Stored items from a collection:
-- Start --
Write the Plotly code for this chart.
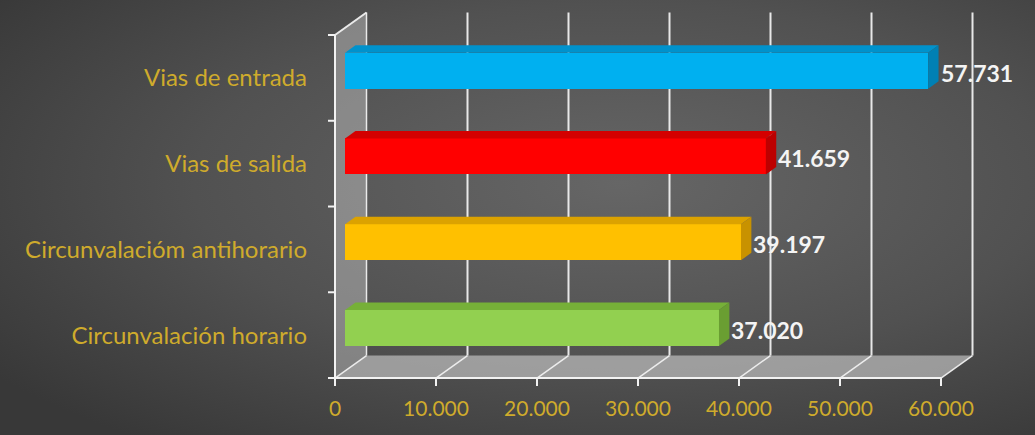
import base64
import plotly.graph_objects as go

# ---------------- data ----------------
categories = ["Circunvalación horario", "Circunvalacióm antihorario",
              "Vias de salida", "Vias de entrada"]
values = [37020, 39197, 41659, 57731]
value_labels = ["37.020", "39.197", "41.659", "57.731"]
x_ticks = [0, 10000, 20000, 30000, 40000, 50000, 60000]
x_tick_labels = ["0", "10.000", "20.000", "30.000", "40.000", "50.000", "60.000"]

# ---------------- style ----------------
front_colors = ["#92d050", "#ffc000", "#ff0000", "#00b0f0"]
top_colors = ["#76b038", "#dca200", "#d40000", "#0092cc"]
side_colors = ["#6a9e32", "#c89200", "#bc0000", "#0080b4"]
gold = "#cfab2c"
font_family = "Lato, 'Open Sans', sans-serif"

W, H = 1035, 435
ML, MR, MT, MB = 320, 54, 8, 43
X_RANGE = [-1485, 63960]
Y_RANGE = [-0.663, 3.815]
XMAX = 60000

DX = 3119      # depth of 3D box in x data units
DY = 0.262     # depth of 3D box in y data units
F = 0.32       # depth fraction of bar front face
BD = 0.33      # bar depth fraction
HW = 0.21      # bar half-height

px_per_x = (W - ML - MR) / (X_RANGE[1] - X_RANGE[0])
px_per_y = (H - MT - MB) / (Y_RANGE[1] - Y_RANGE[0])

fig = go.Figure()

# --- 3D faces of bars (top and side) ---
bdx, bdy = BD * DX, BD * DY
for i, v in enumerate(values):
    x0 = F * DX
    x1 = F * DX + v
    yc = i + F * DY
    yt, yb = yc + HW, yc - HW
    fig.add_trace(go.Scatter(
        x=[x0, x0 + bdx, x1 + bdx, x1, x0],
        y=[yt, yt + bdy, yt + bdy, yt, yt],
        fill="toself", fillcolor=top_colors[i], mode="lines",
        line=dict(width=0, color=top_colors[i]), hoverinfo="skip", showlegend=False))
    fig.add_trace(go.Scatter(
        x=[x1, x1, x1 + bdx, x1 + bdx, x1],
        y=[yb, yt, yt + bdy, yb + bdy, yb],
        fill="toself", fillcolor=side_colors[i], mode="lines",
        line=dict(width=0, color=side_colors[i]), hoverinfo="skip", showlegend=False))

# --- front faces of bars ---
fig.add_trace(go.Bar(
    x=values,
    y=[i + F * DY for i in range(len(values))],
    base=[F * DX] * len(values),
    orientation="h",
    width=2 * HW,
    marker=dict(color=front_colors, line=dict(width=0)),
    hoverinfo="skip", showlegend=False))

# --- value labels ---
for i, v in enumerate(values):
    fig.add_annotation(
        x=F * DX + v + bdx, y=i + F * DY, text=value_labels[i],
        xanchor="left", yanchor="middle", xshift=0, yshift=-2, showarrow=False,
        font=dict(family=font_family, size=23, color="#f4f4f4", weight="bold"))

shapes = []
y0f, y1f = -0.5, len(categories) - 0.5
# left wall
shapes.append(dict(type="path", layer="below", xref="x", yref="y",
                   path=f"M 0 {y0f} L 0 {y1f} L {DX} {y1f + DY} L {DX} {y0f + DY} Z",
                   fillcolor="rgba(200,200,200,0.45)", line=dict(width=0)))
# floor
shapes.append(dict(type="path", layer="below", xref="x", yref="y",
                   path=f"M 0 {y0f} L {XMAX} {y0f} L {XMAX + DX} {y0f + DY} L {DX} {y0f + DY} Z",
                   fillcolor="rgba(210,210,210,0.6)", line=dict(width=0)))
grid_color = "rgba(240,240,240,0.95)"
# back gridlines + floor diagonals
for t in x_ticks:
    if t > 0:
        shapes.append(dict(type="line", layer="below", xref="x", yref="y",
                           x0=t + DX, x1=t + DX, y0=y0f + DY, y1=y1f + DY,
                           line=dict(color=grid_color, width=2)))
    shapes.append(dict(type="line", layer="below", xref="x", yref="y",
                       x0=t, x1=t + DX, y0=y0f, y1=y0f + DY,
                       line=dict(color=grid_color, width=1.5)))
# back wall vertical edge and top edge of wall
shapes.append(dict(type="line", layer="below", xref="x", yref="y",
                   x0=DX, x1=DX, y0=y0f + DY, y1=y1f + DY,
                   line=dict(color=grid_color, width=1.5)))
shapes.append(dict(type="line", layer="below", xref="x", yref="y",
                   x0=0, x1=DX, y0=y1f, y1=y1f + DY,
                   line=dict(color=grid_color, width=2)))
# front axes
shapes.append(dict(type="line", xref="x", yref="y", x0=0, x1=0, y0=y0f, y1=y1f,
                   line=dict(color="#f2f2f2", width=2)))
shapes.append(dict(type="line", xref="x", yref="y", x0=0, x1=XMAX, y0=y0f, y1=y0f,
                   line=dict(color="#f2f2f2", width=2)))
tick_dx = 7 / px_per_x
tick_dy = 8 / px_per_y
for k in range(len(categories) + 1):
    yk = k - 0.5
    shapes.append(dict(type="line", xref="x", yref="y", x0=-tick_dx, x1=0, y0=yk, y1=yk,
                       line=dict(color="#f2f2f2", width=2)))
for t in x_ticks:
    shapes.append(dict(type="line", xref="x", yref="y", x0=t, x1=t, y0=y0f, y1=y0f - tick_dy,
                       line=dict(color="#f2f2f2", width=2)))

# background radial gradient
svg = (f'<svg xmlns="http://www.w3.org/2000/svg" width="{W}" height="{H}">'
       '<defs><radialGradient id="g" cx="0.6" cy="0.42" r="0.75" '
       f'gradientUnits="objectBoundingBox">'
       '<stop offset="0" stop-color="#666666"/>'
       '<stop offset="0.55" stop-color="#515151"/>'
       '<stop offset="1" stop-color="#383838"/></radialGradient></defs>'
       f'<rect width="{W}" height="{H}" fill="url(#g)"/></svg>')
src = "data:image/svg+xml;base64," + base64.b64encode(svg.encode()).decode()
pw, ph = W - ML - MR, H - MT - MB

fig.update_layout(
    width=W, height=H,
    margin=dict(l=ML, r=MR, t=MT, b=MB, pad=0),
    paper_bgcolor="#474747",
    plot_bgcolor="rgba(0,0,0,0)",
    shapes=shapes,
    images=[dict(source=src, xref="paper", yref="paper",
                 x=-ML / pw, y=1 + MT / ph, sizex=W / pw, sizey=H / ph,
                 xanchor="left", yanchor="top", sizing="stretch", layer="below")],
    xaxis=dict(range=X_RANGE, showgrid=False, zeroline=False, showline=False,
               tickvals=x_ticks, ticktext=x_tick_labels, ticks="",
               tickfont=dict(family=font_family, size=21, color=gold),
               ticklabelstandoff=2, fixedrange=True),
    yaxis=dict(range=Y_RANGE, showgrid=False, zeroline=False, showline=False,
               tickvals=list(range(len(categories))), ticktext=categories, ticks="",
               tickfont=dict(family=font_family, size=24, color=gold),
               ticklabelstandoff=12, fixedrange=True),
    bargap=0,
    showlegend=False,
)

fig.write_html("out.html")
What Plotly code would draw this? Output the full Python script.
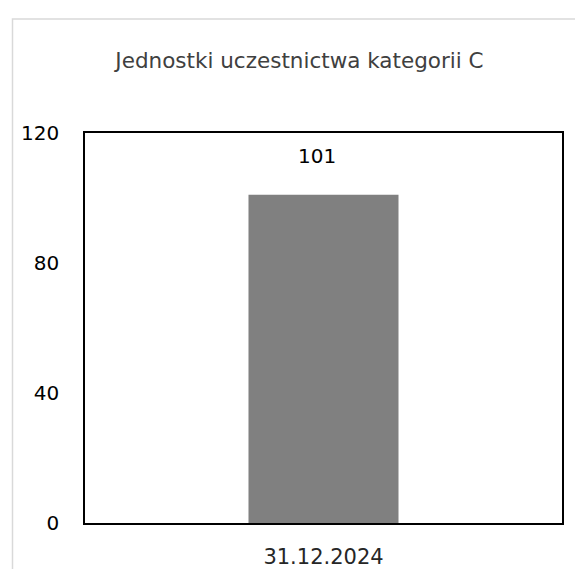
-- End --
__WHAT THE TASK ASKS__: List every line from the entries above in which "this" appears.

__THE ANSWER__:
Write the Plotly code for this chart.
What Plotly code would draw this? Output the full Python script.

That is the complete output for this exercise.